Becoming a newly qualified driver is an exciting moment. Suddenly you have the freedom to jump in your car and travel wherever you want across the country. It is liberating, exciting, and thrilling. On the flip side, it can be a little daunting heading out on the roads all by yourself, with no instructor by your side giving you warnings or hints.
This feeling can strike suddenly, especially if you find yourself on a busy highway or city road. So, we’ve put together a handy list of tips for what new drivers should remember when driving on a busy road.
Be Aware Of Other Drivers
It may seem obvious to say, but the first thing you need to remember is that there are other drivers on the road. People drive differently, sometimes erratically, and you need to keep your eyes on what other drivers are doing.
Sadie, an expert attorney from https://usa-law.org/truck-accident-attorney/ told us, “We meet so many clients who have had accidents due to lack of awareness on someone’s part. The best advice is to be aware of what is around you at all times.” It is a challenge at first, of course, to maintain your own driving properly and be aware of everyone around you. But, it is the most important aspect of a new driver’s learning.
Following on from awareness, a key part of this is to avoid distractions whilst driving. The key distraction these days is mobile phone use. Really, using your phone at any time whilst driving is quite a big distraction.
On a busy road, the distraction of your mobile device could be more costly than ever. Especially when it comes to texting, do not let a text message distract you on a busy highway. There are so many variables on a highway with people changing lanes, sudden traffic, and high-speed corners that losing focus to write a text message could cause disaster.
Remember To Signal
This is a simple one. When you are on a busy highway or even an inner-city street, it is vastly important that you remember when to signal. Any lane changes or turns off the high street require ample signaling before you make any moves.

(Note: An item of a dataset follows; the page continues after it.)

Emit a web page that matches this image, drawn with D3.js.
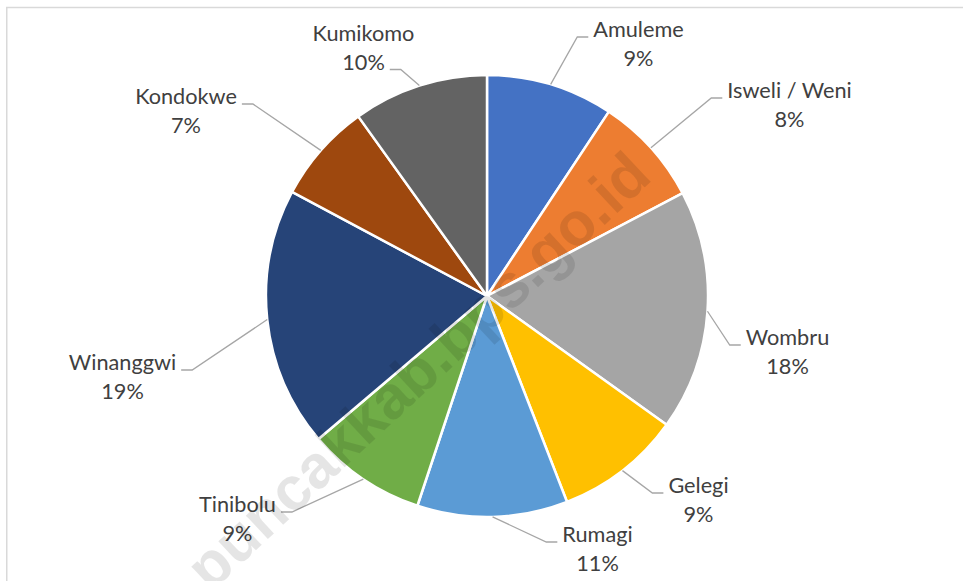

Also, remember to check your mirrors and blind spots before making those turns. Your signals help keep you and everyone around you safe as they alert your fellow road users about your next move.
Keep Your Distance
This is important on any road, even more so on a packed highway. When moving at a high speed it can take you a huge distance to slow down. If someone has to suddenly brake to avoid an accident or hazard, you will have a very short amount of time to stop behind them, especially when traveling at 65mph.
This is where the ‘two-second rule’ comes in. If you keep your distance behind someone for two seconds, you double your chances of reacting in time for a sudden stop or swerve. To check if you are two seconds behind the car in front, watch them pass under a bridge or by a sign, count to two seconds before you pass that landmark yourself.
Expect The Unexpected
As we said earlier, every driver is different and can behave in very different manners on the road. You have to remember to expect the unexpected from other drivers. Some forget to signal, some pull out too quickly, some will drive aggressively. Aside from other drivers, you have a few other potentially unexpected hazards to watch out for.

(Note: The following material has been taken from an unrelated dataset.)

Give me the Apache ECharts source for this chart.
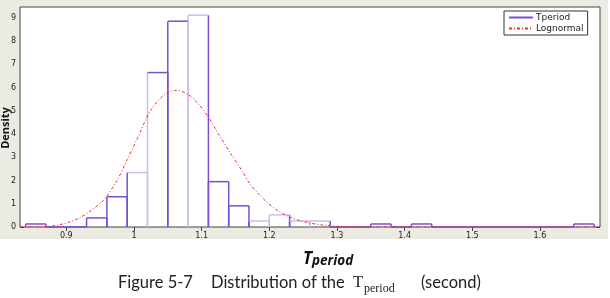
<!DOCTYPE html>
<html><head><meta charset="utf-8">
<script src="https://cdn.jsdelivr.net/npm/echarts@6/dist/echarts.min.js"></script>
<style>html,body{margin:0;padding:0;background:#fff}#c{width:610px;height:298px}</style>
</head><body><div id="c"></div>
<script>
// ---- data ----
const binEdges = [0.84,0.87,0.90,0.93,0.96,0.99,1.02,1.05,1.08,1.11,1.14,1.17,1.20,1.23,1.26,1.29,1.32,1.35,1.38,1.41,1.44,1.47,1.50,1.53,1.56,1.59,1.62,1.65,1.68];
const densities = [0.13,0,0,0.39,1.30,2.34,6.64,8.85,9.11,1.95,0.91,0.26,0.52,0.26,0.26,0,0,0.13,0,0.13,0,0,0,0,0,0,0,0.13];
const curveX = [0.8316,0.86,0.876,0.89,0.9055,0.92,0.935,0.955,0.975,0.99,1.004,1.024,1.045,1.063,1.08,1.095,1.11,1.125,1.142,1.16,1.171,1.185,1.196,1.21,1.23,1.245,1.26,1.28,1.30,1.35,1.6887];
const curveY = [0,0.01,0.03,0.1,0.22,0.4,0.68,1.15,2.0,2.9,3.74,4.98,5.7,5.88,5.7,5.3,4.72,4.0,3.2,2.4,1.87,1.4,1.08,0.75,0.43,0.28,0.17,0.08,0.03,0.005,0];
const xTicks = [0.9,1,1.1,1.2,1.3,1.4,1.5,1.6];
const yTicks = [0,1,2,3,4,5,6,7,8,9];
const xRange = [0.8316,1.6887];
const yRange = [0,9.46];
const seriesNames = ['Tperiod','Lognormal'];

// ---- build ----
const histData = densities.map((d,i)=>[binEdges[i],binEdges[i+1],d]);
const curveData = curveX.map((x,i)=>[x,curveY[i]]);
const DARK='#7a4fcf', LIGHT='#c9bdf0';
const lightEdges = new Set([6,8,12,14]);
const lightTops = new Set([5,8,11,12,13,14]);

const chart = echarts.init(document.getElementById('c'),null,{renderer:'canvas'});
const tickStyle = {show:true,inside:true,length:4,lineStyle:{color:'#444',width:1}};
const lblFont = {fontFamily:'DejaVu Sans',fontSize:8,color:'#222'};
const capFont = '16.5px Lato';
chart.setOption({
  backgroundColor:'#fff',
  animation:false,
  grid:{left:20,right:10,top:7,bottom:71,show:true,backgroundColor:'#fff',borderColor:'#444',borderWidth:1,z:1},
  xAxis:[
    {type:'value',min:xRange[0],max:xRange[1],position:'bottom',
     axisLine:{show:false},splitLine:{show:false},
     axisTick:Object.assign({customValues:xTicks},tickStyle),
     axisLabel:Object.assign({customValues:xTicks,margin:5,formatter:v=>String(+v.toFixed(2))},lblFont)},
    {type:'value',min:xRange[0],max:xRange[1],position:'top',
     axisLine:{show:false},splitLine:{show:false},
     axisTick:Object.assign({customValues:xTicks},tickStyle),axisLabel:{show:false}}
  ],
  yAxis:[
    {type:'value',min:yRange[0],max:yRange[1],position:'left',
     axisLine:{show:false},splitLine:{show:false},
     axisTick:Object.assign({customValues:yTicks},tickStyle),
     axisLabel:Object.assign({customValues:yTicks,margin:4},lblFont)},
    {type:'value',min:yRange[0],max:yRange[1],position:'right',
     axisLine:{show:false},splitLine:{show:false},
     axisTick:Object.assign({customValues:yTicks},tickStyle),axisLabel:{show:false}}
  ],
  legend:{data:seriesNames,orient:'vertical',left:504,top:11,itemGap:2,itemWidth:24,itemHeight:8,
    padding:[2,4,2,4],borderColor:'#333',borderWidth:1,backgroundColor:'#fff',
    itemStyle:{color:'transparent',opacity:0,borderWidth:0},
    textStyle:{fontFamily:'DejaVu Sans',fontSize:9,color:'#222',padding:[0,0,0,-2]},selectedMode:false},
  graphic:[
    {type:'rect',z:-100,silent:true,shape:{x:0,y:0,width:608,height:239},style:{fill:'#ecebe3'}},
    {type:'text',x:6,y:128,rotation:Math.PI/2,z:10,style:{text:'Density',font:'bold 11px "Open Sans"',fill:'#111',align:'center',verticalAlign:'middle'}},
    {type:'text',x:303,y:251,z:10,style:{text:'{t|T}{p|period}',align:'left',verticalAlign:'top',
      rich:{t:{font:'bold italic 17px "Open Sans"',fill:'#111',verticalAlign:'bottom'},p:{font:'bold italic 13.5px "Open Sans"',fill:'#111',verticalAlign:'bottom'}}}},
    {type:'text',x:118,y:283,z:10,style:{text:'Figure 5-7',font:capFont,fill:'#222',verticalAlign:'middle'}},
    {type:'text',x:211,y:283,z:10,style:{text:'Distribution of the',font:capFont,fill:'#222',verticalAlign:'middle'}},
    {type:'text',x:353,y:283,z:10,style:{text:'T',font:'16.5px "Liberation Serif"',fill:'#222',verticalAlign:'middle'}},
    {type:'text',x:364,y:289,z:10,style:{text:'period',font:'12px "Liberation Serif"',fill:'#222',verticalAlign:'middle'}},
    {type:'text',x:421,y:283,z:10,style:{text:'(second)',font:capFont,fill:'#222',verticalAlign:'middle'}}
  ],
  series:[
    {type:'custom',name:'hist',xAxisIndex:0,yAxisIndex:0,data:histData,encode:{x:[0,1],y:2},z:2,
     renderItem:function(params,api){
       const i=params.dataIndex;
       const a=api.coord([api.value(0),0]), b=api.coord([api.value(1),api.value(2)]);
       const lw=1.5;
       const kids=[];
       if(api.value(2)>0){
         kids.push({type:'line',shape:{x1:a[0],y1:a[1],x2:a[0],y2:b[1]},style:{stroke:lightEdges.has(i)?LIGHT:DARK,lineWidth:lw}});
         kids.push({type:'line',shape:{x1:b[0],y1:a[1],x2:b[0],y2:b[1]},style:{stroke:lightEdges.has(i+1)?LIGHT:DARK,lineWidth:lw}});
       }
       kids.push({type:'line',shape:{x1:a[0],y1:b[1],x2:b[0],y2:b[1]},style:{stroke:lightTops.has(i)?LIGHT:DARK,lineWidth:lw}});
       return {type:'group',children:kids};
     }},
    {type:'line',name:seriesNames[0],data:[],symbol:'none',lineStyle:{color:DARK,width:1.5},itemStyle:{color:DARK}},
    {type:'line',name:seriesNames[1],data:curveData,symbol:'none',smooth:0.3,z:3,
     lineStyle:{color:'#e8352e',width:1,type:[3,2,1,2]},itemStyle:{color:'#e8352e'}}
  ]
});
</script></body></html>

On country roads or highways, animals could run out and cross the road in front of you. On city roads, you might have pedestrians jaywalk in front of you. Stay alert and be prepared to stop or swerve at any time.
Finally, and following on from the unexpected, you should remember to keep calm. No matter what happens, there is no need to panic on a busy road. Panicking can cause you to make mistakes, drive slower than necessary, or even drift off the road.
Panicked drivers doing these things can also anger other drivers and therefore heap more pressure on you. If you are concerned about anything, don’t panic, just find a safe place to pull over and take a break.
Remembering these six things will help keep you safe on busy roads when you start driving. Try not to panic, keep your eyes on the road, and be aware of everyone and everything around you. Believe us, it gets easier. Once you’ve traveled the bust roads a few times this will all become second nature.